== WHAT YOU HAVE TO DO ==
Carry none of the pictures over; set down the material below exactly.

== SOURCE EXCERPT ==

%%

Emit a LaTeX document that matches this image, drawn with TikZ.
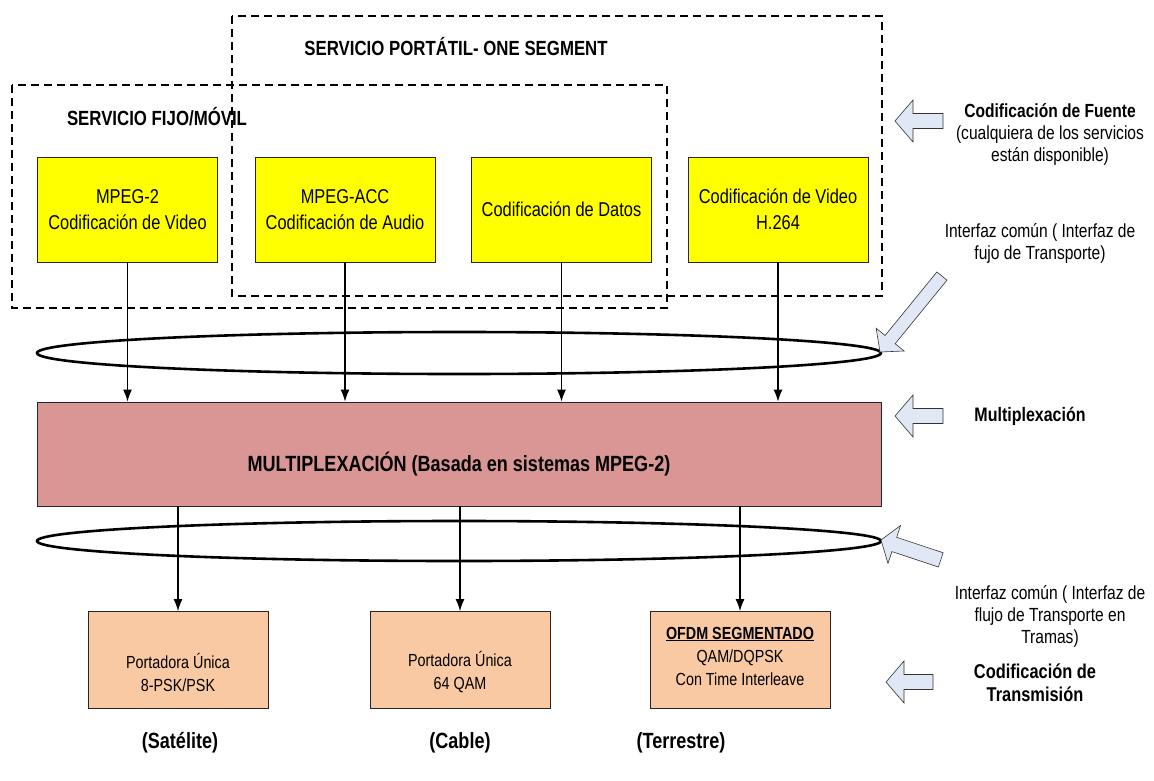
\documentclass[tikz,border=0pt]{standalone}
\usepackage{fontspec}
\setmainfont{Liberation Sans}[FakeStretch=0.82]
\usetikzlibrary{arrows.meta}
\definecolor{srcyellow}{HTML}{FFFF00}
\definecolor{muxpink}{HTML}{D99694}
\definecolor{txpeach}{HTML}{F9C9A3}
\definecolor{hintblue}{HTML}{E1E8F5}
% hollow pointer: #1 tip, #2 angle of the tail, #3 length, #4 head length, #5 head width, #6 shaft width
\newcommand\hollowarr[6]{%
  \begin{scope}[shift={#1}, rotate=#2]
    \draw[hollow] (0,0) -- (#4,-#5/2) -- (#4,-#6/2) -- (#3,-#6/2)
      -- (#3,#6/2) -- (#4,#6/2) -- (#4,#5/2) -- cycle;
  \end{scope}}
\begin{document}
\begin{tikzpicture}[x=1pt,y=-1pt,
  dashbox/.style={draw, line width=2pt, dash pattern=on 8pt off 5pt},
  srcbox/.style={draw=black!85, line width=0.8pt, fill=srcyellow,
    minimum width=180pt, minimum height=105pt, inner sep=0pt, align=center,
    font=\fontsize{20}{26}\selectfont},
  txbox/.style={draw=black!85, line width=0.8pt, fill=txpeach,
    minimum width=180pt, minimum height=97pt, inner sep=0pt},
  txtext/.style={align=center, font=\fontsize{17.5}{23}\selectfont},
  flow/.style={-{Latex[length=12pt,width=9pt]}, line width=1.2pt},
  ring/.style={draw, line width=2.6pt},
  hollow/.style={draw=black!80, line width=0.6pt, fill=hintblue},
  title/.style={font=\fontsize{20.5}{24}\selectfont\bfseries},
  side/.style={align=center, font=\fontsize{19}{22}\selectfont},
  place/.style={font=\fontsize{22}{24}\selectfont\bfseries}
]
\useasboundingbox (0,0) rectangle (1154,780);

% service groups
\draw[dashbox] (232,16) rectangle (882,296);
\draw[dashbox] (12,85) rectangle (667,308);
\node[title] (portatil) at (456,47) {SERVICIO PORTÁTIL- ONE SEGMENT};
\node[title] (fijo) at (157,117) {SERVICIO FIJO/MÓVIL};

% source coders
\node[srcbox] (s1) at (127.5,209.5) {MPEG-2\\Codificación de Video};
\node[srcbox] (s2) at (345,209.5) {MPEG-ACC\\Codificación de Audio};
\node[srcbox] (s3) at (561.5,209.5) {Codificación de Datos};
\node[srcbox] (s4) at (778,209.5) {Codificación de Video\\H.264};

% multiplexer
\node[draw=black!85, line width=0.8pt, fill=muxpink, minimum width=844pt,
  minimum height=104pt, inner sep=0pt] (mux) at (459,454) {};
\node[title, font=\fontsize{22}{24}\selectfont\bfseries] (muxtext) at (459,464)
  {MULTIPLEXACIÓN (Basada en sistemas MPEG-2)};

% transmission coders
\node[txbox] (t1) at (178,660) {};
\node[txbox] (t2) at (460,660) {};
\node[txbox] (t3) at (740,660) {};
\node[txtext] (t1text) at (178,672) {Portadora Única\\8-PSK/PSK};
\node[txtext] (t2text) at (460,672) {Portadora Única\\64 QAM};
\node[txtext] (t3text) at (740,656) {\textbf{\underline{OFDM SEGMENTADO}}\\QAM/DQPSK\\Con Time Interleave};

% common interfaces
\draw[ring] (459,353) ellipse [x radius=422, y radius=21];
\draw[ring] (459,541) ellipse [x radius=422, y radius=20];

% streams
\foreach \s in {s1,s2,s3,s4}
  \draw[flow] (\s.south) -- (\s.south |- mux.north);
\foreach \t in {t1,t2,t3}
  \draw[flow] (\t.north |- mux.south) -- (\t.north);

% delivery media
\node[place] (sat) at (180,743) {(Satélite)};
\node[place] (cab) at (460,743) {(Cable)};
\node[place] (ter) at (681,743) {(Terrestre)};

% layer annotations
\hollowarr{(895,121)}{0}{48}{18}{42}{15}
\hollowarr{(880,352)}{50.8}{98}{16}{36}{13}
\hollowarr{(895,416)}{0}{48}{18}{42}{15}
\hollowarr{(881,540)}{-18.4}{63}{14}{40}{15}
\hollowarr{(886,682)}{0}{47}{18}{42}{15}

\node[side] (fuente) at (1050,134) {\textbf{Codificación de Fuente}\\(cualquiera de los servicios\\están disponible)};
\node[side] (iface1) at (1040,243) {Interfaz común ( Interfaz de\\fujo de Transporte)};
\node[side, font=\fontsize{19.5}{22}\selectfont\bfseries] (mpx) at (1030,416) {Multiplexación};
\node[side] (iface2) at (1050,616) {Interfaz común ( Interfaz de\\flujo de Transporte en\\Tramas)};
\node[side, font=\fontsize{20}{23}\selectfont\bfseries] (txc) at (1035,683) {Codificación de\\Transmisión};
\end{tikzpicture}
\end{document}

%%

== WORKED SOLUTION ==
Emit a LaTeX document that matches this image, drawn with TikZ.
\documentclass[tikz,border=0pt]{standalone}
\usepackage{fontspec}
\setmainfont{Liberation Sans}[FakeStretch=0.82]
\usetikzlibrary{arrows.meta}
\definecolor{srcyellow}{HTML}{FFFF00}
\definecolor{muxpink}{HTML}{D99694}
\definecolor{txpeach}{HTML}{F9C9A3}
\definecolor{hintblue}{HTML}{E1E8F5}
% hollow pointer: #1 tip, #2 angle of the tail, #3 length, #4 head length, #5 head width, #6 shaft width
\newcommand\hollowarr[6]{%
  \begin{scope}[shift={#1}, rotate=#2]
    \draw[hollow] (0,0) -- (#4,-#5/2) -- (#4,-#6/2) -- (#3,-#6/2)
      -- (#3,#6/2) -- (#4,#6/2) -- (#4,#5/2) -- cycle;
  \end{scope}}
\begin{document}
\begin{tikzpicture}[x=1pt,y=-1pt,
  dashbox/.style={draw, line width=2pt, dash pattern=on 8pt off 5pt},
  srcbox/.style={draw=black!85, line width=0.8pt, fill=srcyellow,
    minimum width=180pt, minimum height=105pt, inner sep=0pt, align=center,
    font=\fontsize{20}{26}\selectfont},
  txbox/.style={draw=black!85, line width=0.8pt, fill=txpeach,
    minimum width=180pt, minimum height=97pt, inner sep=0pt},
  txtext/.style={align=center, font=\fontsize{17.5}{23}\selectfont},
  flow/.style={-{Latex[length=12pt,width=9pt]}, line width=1.2pt},
  ring/.style={draw, line width=2.6pt},
  hollow/.style={draw=black!80, line width=0.6pt, fill=hintblue},
  title/.style={font=\fontsize{20.5}{24}\selectfont\bfseries},
  side/.style={align=center, font=\fontsize{19}{22}\selectfont},
  place/.style={font=\fontsize{22}{24}\selectfont\bfseries}
]
\useasboundingbox (0,0) rectangle (1154,780);

% service groups
\draw[dashbox] (232,16) rectangle (882,296);
\draw[dashbox] (12,85) rectangle (667,308);
\node[title] (portatil) at (456,47) {SERVICIO PORTÁTIL- ONE SEGMENT};
\node[title] (fijo) at (157,117) {SERVICIO FIJO/MÓVIL};

% source coders
\node[srcbox] (s1) at (127.5,209.5) {MPEG-2\\Codificación de Video};
\node[srcbox] (s2) at (345,209.5) {MPEG-ACC\\Codificación de Audio};
\node[srcbox] (s3) at (561.5,209.5) {Codificación de Datos};
\node[srcbox] (s4) at (778,209.5) {Codificación de Video\\H.264};

% multiplexer
\node[draw=black!85, line width=0.8pt, fill=muxpink, minimum width=844pt,
  minimum height=104pt, inner sep=0pt] (mux) at (459,454) {};
\node[title, font=\fontsize{22}{24}\selectfont\bfseries] (muxtext) at (459,464)
  {MULTIPLEXACIÓN (Basada en sistemas MPEG-2)};

% transmission coders
\node[txbox] (t1) at (178,660) {};
\node[txbox] (t2) at (460,660) {};
\node[txbox] (t3) at (740,660) {};
\node[txtext] (t1text) at (178,672) {Portadora Única\\8-PSK/PSK};
\node[txtext] (t2text) at (460,672) {Portadora Única\\64 QAM};
\node[txtext] (t3text) at (740,656) {\textbf{\underline{OFDM SEGMENTADO}}\\QAM/DQPSK\\Con Time Interleave};

% common interfaces
\draw[ring] (459,353) ellipse [x radius=422, y radius=21];
\draw[ring] (459,541) ellipse [x radius=422, y radius=20];

% streams
\foreach \s in {s1,s2,s3,s4}
  \draw[flow] (\s.south) -- (\s.south |- mux.north);
\foreach \t in {t1,t2,t3}
  \draw[flow] (\t.north |- mux.south) -- (\t.north);

% delivery media
\node[place] (sat) at (180,743) {(Satélite)};
\node[place] (cab) at (460,743) {(Cable)};
\node[place] (ter) at (681,743) {(Terrestre)};

% layer annotations
\hollowarr{(895,121)}{0}{48}{18}{42}{15}
\hollowarr{(880,352)}{50.8}{98}{16}{36}{13}
\hollowarr{(895,416)}{0}{48}{18}{42}{15}
\hollowarr{(881,540)}{-18.4}{63}{14}{40}{15}
\hollowarr{(886,682)}{0}{47}{18}{42}{15}

\node[side] (fuente) at (1050,134) {\textbf{Codificación de Fuente}\\(cualquiera de los servicios\\están disponible)};
\node[side] (iface1) at (1040,243) {Interfaz común ( Interfaz de\\fujo de Transporte)};
\node[side, font=\fontsize{19.5}{22}\selectfont\bfseries] (mpx) at (1030,416) {Multiplexación};
\node[side] (iface2) at (1050,616) {Interfaz común ( Interfaz de\\flujo de Transporte en\\Tramas)};
\node[side, font=\fontsize{20}{23}\selectfont\bfseries] (txc) at (1035,683) {Codificación de\\Transmisión};
\end{tikzpicture}
\end{document}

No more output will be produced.